[start of Data shown]

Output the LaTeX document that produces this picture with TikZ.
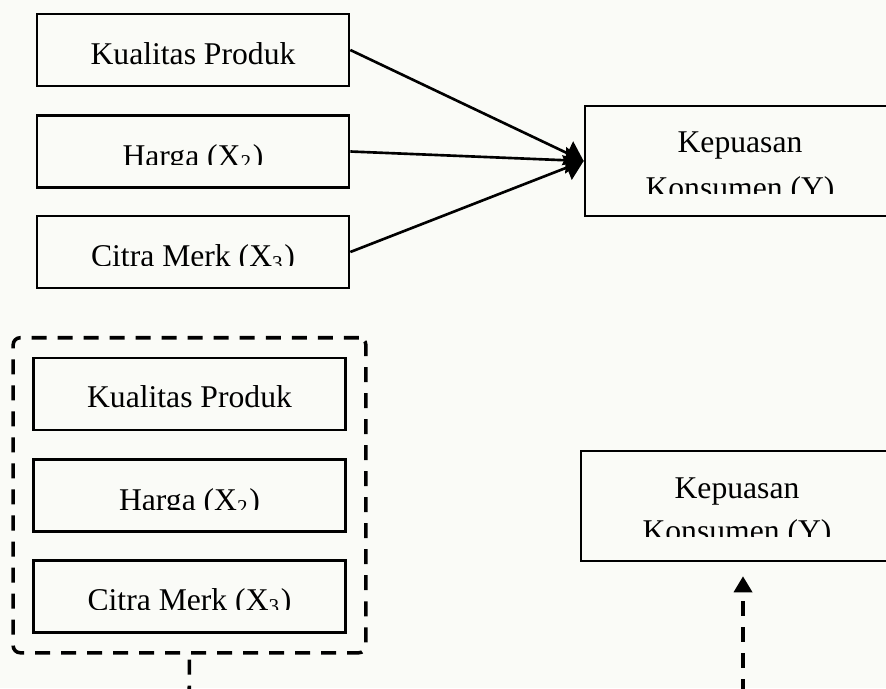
\documentclass[tikz,border=0pt]{standalone}
\usepackage{fontspec}
\setmainfont{Liberation Serif}
\usetikzlibrary{arrows.meta,fit}

\definecolor{latar}{RGB}{250,251,247}

\tikzset{
  kotak/.style={draw, line width=0.7pt, inner sep=0pt, minimum width=3.12cm, minimum height=0.72cm},
  kotakY/.style={kotak, minimum width=3.4cm, minimum height=1.1cm},
  tulisan/.style={anchor=base, inner sep=0pt, font=\fontsize{9}{11}\selectfont},
  panah/.style={line width=0.75pt, -{Triangle[length=0.18cm, width=0.26cm]}},
  putus/.style={line width=1pt, dash pattern=on 0.15cm off 0.11cm},
}

\begin{document}
\begin{tikzpicture}[x=0.01cm, y=-0.01cm]

%Rahmen
\fill[latar] (0,0) rectangle (886,688);
\clip (0,0) rectangle (886,688);

%Kotak atas
\node[kotak] (kp1) at (193,50) {};
\node[kotak] (hr1) at (193,151.5) {};
\node[kotak] (cm1) at (193,252) {};
\node[kotakY] (ky1) at (755,161) {};

\node[tulisan] (t-kp1) at ([yshift=-0.52cm]kp1.north) {Kualitas Produk};
\begin{scope}
\clip (hr1.north west) rectangle ([yshift=-0.50cm]hr1.north east);
\node[tulisan] (t-hr1) at ([yshift=-0.52cm]hr1.north) {Harga (X\textsubscript{2})};
\end{scope}
\begin{scope}
\clip (cm1.north west) rectangle ([yshift=-0.51cm]cm1.north east);
\node[tulisan] (t-cm1) at ([yshift=-0.52cm]cm1.north) {Citra Merk (X\textsubscript{3})};
\end{scope}
\node[tulisan] (t-ky1a) at ([xshift=-0.15cm, yshift=-0.48cm]ky1.north) {Kepuasan};
\begin{scope}
\clip (ky1.north west) rectangle ([yshift=-0.89cm]ky1.north east);
\node[tulisan] (t-ky1b) at ([xshift=-0.15cm, yshift=-0.94cm]ky1.north) {Konsumen (Y)};
\end{scope}

%Panah
\draw[panah] (kp1.east) -- (ky1.west);
\draw[panah] (hr1.east) -- (ky1.west);
\draw[panah] (cm1.east) -- (ky1.west);

%Kotak bawah
\node[kotak] (kp2) at (189.5,394) {};
\node[kotak] (hr2) at (189.5,495.5) {};
\node[kotak] (cm2) at (189.5,596.5) {};
\node[kotakY] (ky2) at (751,506) {};

\node[tulisan] (t-kp2) at ([yshift=-0.51cm]kp2.north) {Kualitas Produk};
\begin{scope}
\clip (hr2.north west) rectangle ([yshift=-0.51cm]hr2.north east);
\node[tulisan] (t-hr2) at ([yshift=-0.525cm]hr2.north) {Harga (X\textsubscript{2})};
\end{scope}
\begin{scope}
\clip (cm2.north west) rectangle ([yshift=-0.50cm]cm2.north east);
\node[tulisan] (t-cm2) at ([yshift=-0.51cm]cm2.north) {Citra Merk (X\textsubscript{3})};
\end{scope}
\node[tulisan] (t-ky2a) at ([xshift=-0.14cm, yshift=-0.49cm]ky2.north) {Kepuasan};
\begin{scope}
\clip (ky2.north west) rectangle ([yshift=-0.87cm]ky2.north east);
\node[tulisan] (t-ky2b) at ([xshift=-0.14cm, yshift=-0.92cm]ky2.north) {Konsumen (Y)};
\end{scope}

%Kotak putus-putus
\node[putus, draw, rounded corners=2pt, inner sep=0.19cm, fit=(kp2)(cm2)] (grup) {};

\coordinate (bawah1) at (189,720);
\coordinate (bawah2) at (743,720);
\draw[putus, shorten <=0.05cm] (grup.south) -- (bawah1);
\draw[putus, -{Triangle[length=0.16cm, width=0.18cm]}, shorten >=0.14cm] (bawah2) -- (bawah2 |- ky2.south);

\end{tikzpicture}
\end{document}
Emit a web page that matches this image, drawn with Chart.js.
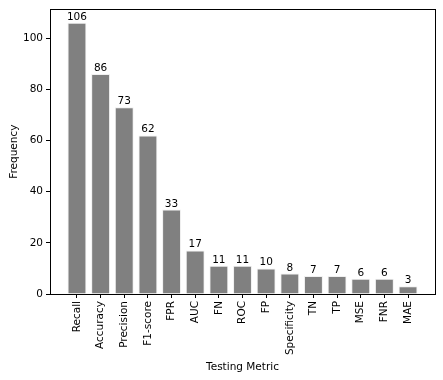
<!DOCTYPE html>
<html>
<head>
<meta charset="utf-8">
<script src="https://cdn.jsdelivr.net/npm/chart.js@4"></script>
<style>
html,body{margin:0;padding:0;background:#fff;}
#wrap{width:443px;height:380px;}
</style>
</head>
<body>
<div id="wrap"><canvas id="myChart" width="443" height="380"></canvas></div>
<script>
var metrics = ["Recall","Accuracy","Precision","F1-score","FPR","AUC","FN","ROC","FP","Specificity","TN","TP","MSE","FNR","MAE"];
var counts = [106,86,73,62,33,17,11,11,10,8,7,7,6,6,3];
var yTicks = [0,20,40,60,80,100];

var font = {family:"'DejaVu Sans', sans-serif", size:10.5};
var pts = [];
for(var i=0;i<metrics.length;i++){
	pts.push({x:i, y:counts[i]});
}
var n = metrics.length;
var pad = 0.05*((n-1)+0.8);

// values over bars + the box round the plot
var extras = {
	id:'extras',
	afterDatasetsDraw: function(chart){
		var ctx = chart.ctx;
		var meta = chart.getDatasetMeta(0);
		ctx.save();
		ctx.font = "10.5px 'DejaVu Sans', sans-serif";
		ctx.fillStyle = '#000';
		ctx.textAlign = 'center';
		ctx.textBaseline = 'bottom';
		meta.data.forEach(function(bar, k){
			ctx.fillText(String(counts[k]), bar.x, bar.y - 0.5);
		});
		var a = chart.chartArea;
		ctx.strokeStyle = '#000';
		ctx.lineWidth = 1;
		ctx.strokeRect(Math.round(a.left)+0.5, Math.round(a.top)+0.5, Math.round(a.right-a.left), Math.round(a.bottom-a.top));
		ctx.restore();
	}
};

new Chart(document.getElementById('myChart'), {
	type:'bar',
	data:{
		datasets:[{
			data:pts,
			backgroundColor:'#808080',
			borderColor:'#f0f0f0',
			borderWidth:1,
			barPercentage:0.8,
			categoryPercentage:1
		}]
	},
	options:{
		responsive:false,
		animation:false,
		layout:{padding:{top:8,right:8,left:0,bottom:0}},
		plugins:{legend:{display:false},tooltip:{enabled:false}},
		scales:{
			x:{
				type:'linear',
				min:-0.4-pad,
				max:(n-1)+0.4+pad,
				offset:false,
				afterBuildTicks:function(axis){
					axis.ticks = metrics.map(function(m,k){return {value:k};});
				},
				afterFit:function(axis){ axis.height = 86; },
				ticks:{
					autoSkip:false,
					maxRotation:90,
					minRotation:90,
					color:'#000',
					font:font,
					padding:3,
					callback:function(v){ return metrics[v]; }
				},
				grid:{drawOnChartArea:false, drawTicks:true, tickLength:4, color:'#000', offset:false},
				border:{display:true, color:'#000'},
				title:{display:true, text:'Testing Metric', color:'#000', font:font, padding:{top:2,bottom:6}}
			},
			y:{
				min:0,
				max:106*1.05,
				afterBuildTicks:function(axis){
					axis.ticks = yTicks.map(function(v){return {value:v};});
				},
				afterFit:function(axis){ axis.width = 50; },
				ticks:{color:'#000', font:font, padding:3},
				grid:{drawOnChartArea:false, drawTicks:true, tickLength:4, color:'#000'},
				border:{display:true, color:'#000'},
				title:{display:true, text:'Frequency', color:'#000', font:font, padding:{top:8,bottom:4}}
			}
		}
	},
	plugins:[extras]
});
</script>
</body>
</html>
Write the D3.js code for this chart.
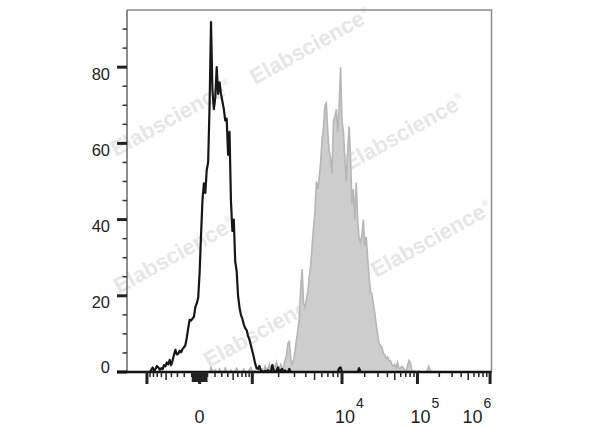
<!DOCTYPE html>
<html><head><meta charset="utf-8">
<script src="https://cdn.jsdelivr.net/npm/d3@7"></script>
<style>html,body{margin:0;padding:0;background:#fff;} svg{display:block;}</style>
</head><body>
<svg id="chart" width="600" height="427"></svg>
<script>
// ---------- DATA ----------
// histogram channels (256-channel display axis), counts per channel
const isotypeStart = 16;
const isotypeCounts = [
  0, 0.5, 1.2, 0.3, 0.8, 1.6, 1.2, 0.6, 1.0, 0.7,
  1.8, 1.5, 2.5, 2.0, 3.2, 1.8, 3.0, 4.5, 5.8, 4.6,
  4.8, 5.6, 5.2, 6.0, 6.5, 7.0, 9.0, 11.5, 13.7, 13.5,
  14.0, 14.5, 17.0, 18.0, 19.5, 26, 36, 45, 49.5, 47,
  53, 55, 70, 91.8, 74, 69, 72, 80, 73, 76,
  73, 71, 69, 66, 66.5, 57, 63, 45, 37, 40,
  29, 26.5, 20, 17, 15, 14, 12.5, 11.5, 11, 9.5,
  8.5, 7, 5.5, 4.0, 2.2, 1.0, 0.8, 1.6, 0.4, 0.2,
  0, 0.3, 0, 0.5, 0, 0, 1.8, 0.4, 0, 0.3,
  1.2, 0, 0.5, 0.8, 0, 0.4, 0, 0, 0.8, 0,
  0, 0, 0, 0, 0, 0, 0, 0, 0, 0,
  0, 0, 0, 0, 0, 0, 0, 0, 0, 0,
  0, 0, 0, 0, 0, 0, 0, 0, 0, 0,
  0, 0, 0, 1.0, 1.2, 0, 0, 0, 0, 0,
  0, 0, 0, 0, 0, 0, 0, 1.0, 0, 0,
  0, 0, 0, 0, 0
];
const stainedStart = 58;
const stainedCounts = [
  0, 1.2, 0.4, 0, 0.6, 0, 0, 0.8, 0.2, 0,
  0, 1.0, 0.3, 0, 0, 0.5, 0, 0, 0.4, 1.0,
  0.2, 0, 0, 0.3, 0.8, 0, 0, 0, 0.6, 1.2,
  0.3, 0, 0.4, 0, 0, 0.5, 0.3, 0.8, 0, 1.5,
  0.5, 1.0, 2.0, 0.6, 1.2, 1.8, 0.8, 2.6, 1.4, 1.0,
  2.0, 0.8, 1.5, 3.0, 4.5, 7.5, 8.0, 3.5, 2.0, 3.0,
  5.5, 8.5, 11, 14, 22, 27, 18, 17, 19, 21,
  25, 28, 33, 38, 42, 50, 48, 51, 55, 61,
  64, 70, 70.6, 63, 58, 56, 52, 66, 67, 69,
  63, 70, 80, 66, 63, 56, 50, 58, 64.5, 56,
  44, 48, 40, 49.7, 40, 35, 34, 36, 40, 33,
  35.5, 30, 25, 21, 20.5, 18, 15.5, 12.5, 10, 7.5,
  7, 6.5, 5, 4.5, 3.5, 4, 3, 3, 2, 1.5,
  2, 1.2, 2.5, 1, 1, 1.5, 1.2, 0.5, 0.3, 1.5,
  3, 2.5, 0.5, 0, 0.3, 0, 0, 0.3, 0, 0,
  0, 0, 0, 0.5, 1.5, 0.4, 0, 0
];
const yMajorTicks = [0, 20, 40, 60, 80];
const yMinorTicks = [5, 10, 15, 25, 30, 35, 45, 50, 55, 65, 70, 75, 85, 90];
const xMajorTickValues = [-1000, 0, 1000, 10000, 100000, 1000000];
const xMajorTickChannels = [14, 51, 88, 151, 204, 255];
const xLabelBase = ["", "0", "", "10", "10", "10"];
const xLabelExp = ["", "", "", "4", "5", "6"];
const watermarkText = "Elabscience";

// ---------- LAYOUT ----------
const W = 600, H = 427;
const margin = {left: 127, top: 10, right: 108.5, bottom: 55};
const iw = W - margin.left - margin.right, ih = H - margin.top - margin.bottom;
const font = "'Liberation Sans', Arial, Helvetica, sans-serif";

const svg = d3.select("#chart");
svg.append("rect").attr("width", W).attr("height", H).attr("fill", "#fff");

const x = d3.scaleLinear().domain([0, 256]).range([margin.left, margin.left + iw]);
const y = d3.scaleLinear().domain([0, 95]).range([margin.top + ih, margin.top]);
const T = v => Math.asinh(v / 400);
const valueToChannel = d3.scaleLinear().domain(xMajorTickValues.map(T)).range(xMajorTickChannels);
const xv = v => x(valueToChannel(T(v)));

// watermarks
const wm = [[255, 85], [116, 157], [349, 171], [119, 294], [376, 278], [209, 368]];
const wmg = svg.append("g");
wm.forEach(([wx, wy]) => {
  const t = wmg.append("text")
    .attr("transform", `translate(${wx},${wy}) rotate(-29)`)
    .attr("font-family", font).attr("font-weight", "bold").attr("font-size", 22)
    .attr("fill", "#e6e6e6");
  t.append("tspan").text(watermarkText);
  t.append("tspan").attr("font-size", 9).attr("dy", -10).attr("dx", 1).text("\u00AE");
});

// series
const stained = stainedCounts.map((c, i) => [stainedStart + i, c]);
const isotype = isotypeCounts.map((c, i) => [isotypeStart + i, c]);

svg.append("path").datum(stained)
  .attr("d", d3.area().x(d => x(d[0])).y0(y(0)).y1(d => y(d[1])))
  .attr("fill", "#cdcdcd").attr("stroke", "none");
svg.append("path").datum(stained)
  .attr("d", d3.line().x(d => x(d[0])).y(d => y(d[1])))
  .attr("fill", "none").attr("stroke", "#b6b6b6").attr("stroke-width", 1.6);
svg.append("path").datum(isotype)
  .attr("d", d3.line().x(d => x(d[0])).y(d => y(d[1])))
  .attr("fill", "none").attr("stroke", "#161616").attr("stroke-width", 2.2).attr("stroke-linejoin", "round");

// frame
const x0 = margin.left, x1 = margin.left + iw, y0 = margin.top, y1 = margin.top + ih;
svg.append("path").attr("d", `M${x0},${y0}H${x1}V${y1}`).attr("fill", "none").attr("stroke", "#8a8a8a").attr("stroke-width", 1.5);
svg.append("line").attr("x1", x0).attr("x2", x0).attr("y1", y0).attr("y2", y1).attr("stroke", "#666").attr("stroke-width", 1.5);

// y ticks
const ya = svg.append("g");
yMinorTicks.forEach(v => ya.append("line").attr("x1", x0 - 4.5).attr("x2", x0).attr("y1", y(v)).attr("y2", y(v)).attr("stroke", "#333").attr("stroke-width", 1.5));
yMajorTicks.forEach(v => {
  ya.append("line").attr("x1", x0 - 10).attr("x2", x0).attr("y1", y(v)).attr("y2", y(v)).attr("stroke", "#222").attr("stroke-width", 3);
  ya.append("text").attr("x", 110).attr("y", v === 0 ? y(v) + 1 : y(v) + 12.5)
    .attr("text-anchor", "end").attr("font-family", font).attr("font-size", 16.5).attr("fill", "#222").text(v);
});

// x axis line
svg.append("line").attr("x1", x0 - 10).attr("x2", x1).attr("y1", y1).attr("y2", y1).attr("stroke", "#111").attr("stroke-width", 2.5);

// x ticks
const xa = svg.append("g");
const minorVals = [];
[1, 10, 100, 1000, 10000, 100000].forEach(dec => {
  for (let m = 2; m <= 9; m++) {
    const v = m * dec;
    if (dec >= 1000 || v < 1000) { minorVals.push(v); }
    if (v < 1000) minorVals.push(-v);
  }
});
[-10, 10, -100, 100].forEach(v => minorVals.push(v));
minorVals.forEach(v => {
  const a = Math.abs(v);
  const lead = a / Math.pow(10, Math.floor(Math.log10(a)));
  let len = 5, sw = 1.5;
  if (a < 100) { len = 10; sw = 1.5; }
  else if (Math.round(lead) === 5) { len = 8; }
  xa.append("line").attr("x1", xv(v)).attr("x2", xv(v)).attr("y1", y1).attr("y2", y1 + len).attr("stroke", "#222").attr("stroke-width", sw);
});
xMajorTickValues.forEach((v, i) => {
  xa.append("line").attr("x1", xv(v)).attr("x2", xv(v)).attr("y1", y1).attr("y2", y1 + 12).attr("stroke", "#222").attr("stroke-width", 3);
  if (!xLabelBase[i]) return;
  const t = xa.append("text").attr("font-family", font).attr("font-size", 18).attr("fill", "#222").attr("y", 423);
  t.append("tspan").text(xLabelBase[i]);
  if (xLabelExp[i]) t.append("tspan").attr("font-size", 14).attr("dy", -15).attr("dx", 1).text(xLabelExp[i]);
  const baseW = t.select("tspan").node().getComputedTextLength();
  const totW = t.node().getBBox().width;
  let tx = xv(v) + (xLabelExp[i] ? 3 : 0) - baseW / 2;
  if (tx + totW > x1) tx = x1 - totW;
  t.attr("x", tx);
});
</script>
</body></html>
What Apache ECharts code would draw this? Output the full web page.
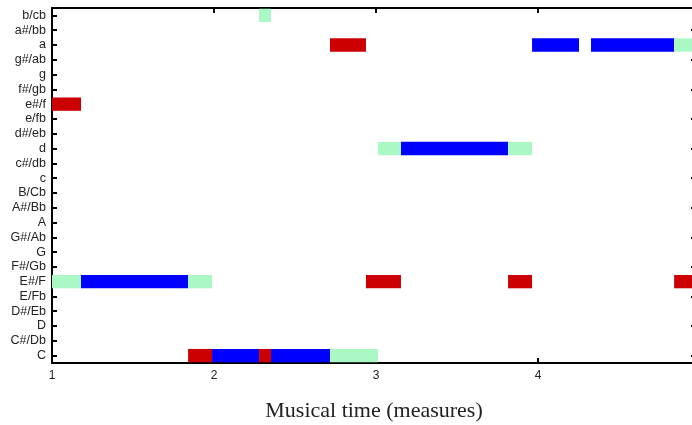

[end of Data shown]

Copy each line above where the string "this" occurs.

#### [Result]
Output the LaTeX document that produces this picture with TikZ.
Emit a web page that matches this image, drawn with Chart.js.
Write the D3.js code for this chart.
What Apache ECharts code would draw this? Output the full web page.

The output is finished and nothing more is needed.